Live memory: Holocaust memory and the holographic encounter
For those committed to upholding the memory of the Holocaust as a crime against humanity, the ageing of its last survivors is a matter of concern. Once the last victims who are able to provide first-hand accounts of the Holocaust will perish, it is feared that denialism will grow stronger and will be harder to fight. Memorial institutions are preparing themselves for this moment by attempting to document and preserve their stories as fully as possible, and cutting-edge technologies are recruited to face this growing distance between the “there and then” and the “here and now”. As these platforms expand in both numbers and appeal, it becomes crucial to understand their implications.
At the centre of my research lies one of the technologies aimed at preserving Holocaust memory and engaging audiences with it: holographic Holocaust testimonies.
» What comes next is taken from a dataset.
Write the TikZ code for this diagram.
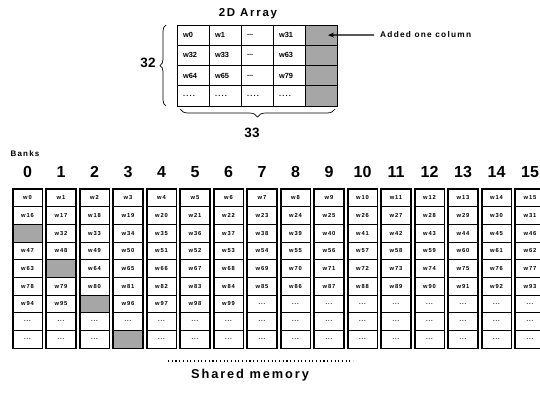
\documentclass[tikz,border=0pt]{standalone}
\usepackage{fontspec}
\setmainfont{Liberation Sans}
\newfontfamily\spcfont[LetterSpace=15]{Liberation Sans}
\usetikzlibrary{decorations.pathreplacing,arrows.meta}
\newcommand\el{...}
\newcommand\elf{.\,.\,.\,.}
\begin{document}
\begin{tikzpicture}[x=1pt,y=-1pt,
  bankcell/.style={draw, line width=0.7pt, minimum width=29.3pt, minimum height=17.67pt,
    inner sep=0pt, font=\spcfont\bfseries\fontsize{5.8}{6}\selectfont},
  cellN/.style={},
  cellG/.style={fill=black!35},
  arrcell/.style={draw, line width=0.8pt, minimum height=20.25pt, text width=20pt,
    inner xsep=6pt, inner ysep=0pt, align=left, font=\bfseries\fontsize{7.4}{8}\selectfont},
  bankframe/.style={line width=1.7pt},
  banknum/.style={font=\bfseries\fontsize{16}{16}\selectfont},
  title/.style={font=\spcfont\bfseries\fontsize{11.5}{12}\selectfont},
  bracelabel/.style={font=\bfseries\fontsize{13.5}{14}\selectfont},
  bracestyle/.style={decorate, line width=0.7pt},
]
\useasboundingbox (0,0) rectangle (540,392);

% ---------- 2D array ----------
\foreach \r/\lst in {0/{w0,w1,\el,w31},1/{w32,w33,\el,w63},2/{w64,w65,\el,w79},3/{\elf,\elf,\elf,\elf}}{
  \foreach \t [count=\c from 0] in \lst {
    \node[arrcell] (a\r-\c) at ({177+32*\c+16},{25+20.25*\r+10.125}) {\t};
  }
  \node[arrcell, fill=black!35] (a\r-4) at ({177+32*4+16},{25+20.25*\r+10.125}) {};
}
\node[title] (arrtitle) at (248,14) {2D Array};

\coordinate (lbb) at (166,106);
\coordinate (lbt) at (166,25);
\draw[bracestyle, decoration={brace, amplitude=6pt}] (lbb) -- (lbt);
\node[bracelabel] (n32) at (148,63) {32};

\coordinate (bbr) at (335,109);
\coordinate (bbl) at (180,109);
\draw[bracestyle, decoration={brace, amplitude=8pt}] (bbr) -- (bbl);
\node[bracelabel] (n33) at (252,133) {33};

\node[font=\spcfont\bfseries\fontsize{8.3}{9}\selectfont, anchor=west, inner sep=0pt] (added) at (380,35) {Added one column};
\draw[line width=1.3pt, -{Stealth[length=6pt,width=5pt]}, shorten >=7pt] (added.west) ++(-6,0) coordinate (arrstart) -- (a0-4.center);

% ---------- Banks ----------
\node[font=\spcfont\bfseries\fontsize{8}{9}\selectfont] (bankslabel) at (25,154) {Banks};

\foreach \b/\lst in {
 0/{N/w0,N/w16,G/{},N/w47,N/w63,N/w78,N/w94,N/\el,N/\el},
 1/{N/w1,N/w17,N/w32,N/w48,G/{},N/w79,N/w95,N/\el,N/\el},
 2/{N/w2,N/w18,N/w33,N/w49,N/w64,N/w80,G/{},N/\el,N/\el},
 3/{N/w3,N/w19,N/w34,N/w50,N/w65,N/w81,N/w96,N/\el,G/{}},
 4/{N/w4,N/w20,N/w35,N/w51,N/w66,N/w82,N/w97,N/\el,N/\el},
 5/{N/w5,N/w21,N/w36,N/w52,N/w67,N/w83,N/w98,N/\el,N/\el},
 6/{N/w6,N/w22,N/w37,N/w53,N/w68,N/w84,N/w99,N/\el,N/\el},
 7/{N/w7,N/w23,N/w38,N/w54,N/w69,N/w85,N/\el,N/\el,N/\el},
 8/{N/w8,N/w24,N/w39,N/w55,N/w70,N/w86,N/\el,N/\el,N/\el},
 9/{N/w9,N/w25,N/w40,N/w56,N/w71,N/w87,N/\el,N/\el,N/\el},
 10/{N/w10,N/w26,N/w41,N/w57,N/w72,N/w88,N/\el,N/\el,N/\el},
 11/{N/w11,N/w27,N/w42,N/w58,N/w73,N/w89,N/\el,N/\el,N/\el},
 12/{N/w12,N/w28,N/w43,N/w59,N/w74,N/w90,N/\el,N/\el,N/\el},
 13/{N/w13,N/w29,N/w44,N/w60,N/w75,N/w91,N/\el,N/\el,N/\el},
 14/{N/w14,N/w30,N/w45,N/w61,N/w76,N/w92,N/\el,N/\el,N/\el},
 15/{N/w15,N/w31,N/w46,N/w62,N/w77,N/w93,N/\el,N/\el,N/\el}}{
  \foreach \ty/\t [count=\r from 0] in \lst {
    \node[bankcell, cell\ty] (c\b-\r) at ({12+33.5*\b+15.5},{189+17.67*\r+8.835}) {\t};
  }
  \draw[bankframe] (c\b-0.north west) rectangle (c\b-8.south east);
  \node[banknum] (h\b) at ({12+33.5*\b+15.5},172) {\b};
}

% ---------- Shared memory ----------
\coordinate (dotl) at (168,361);
\coordinate (dotr) at (353,361);
\draw[line width=1.1pt, dash pattern=on 1.1pt off 2.6pt] (dotl) -- (dotr);
\node[font=\spcfont\bfseries\fontsize{12.8}{13}\selectfont] (shared) at (250,375) {Shared memory};
\end{tikzpicture}
\end{document}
These testimonies allow museum audiences to "converse" with audio-visual, seemingly three-dimensional images of actual Holocaust survivors, often referred to as holograms. The installations are part of the USC Shoah Foundations’ Dimensions in Testimony project, and can now be seen in permanent or travelling exhibitions in the US and in Europe. By examining museumgoers’ interaction with them, my aim in this research is to explore what kind of Holocaust memory this technology promotes and how audiences experience interacting with it.
Supervisors: Professor Lilie Chouliaraki and Professor Shani Orgad
I completed my MA in Communication at Tel-Aviv University, Israel, in 2018. My Masters' thesis examined Israeli youth's photos from Journeys to Poland on social network sites, touching upon questions of national identity and photographic authenticity. First joining the university as an undergraduate, I was part of the Adi Lautman Interdisciplinary Programme for Outstanding Students, which allows students to acquire knowledge in a variety of fields and leads directly to a master's degree.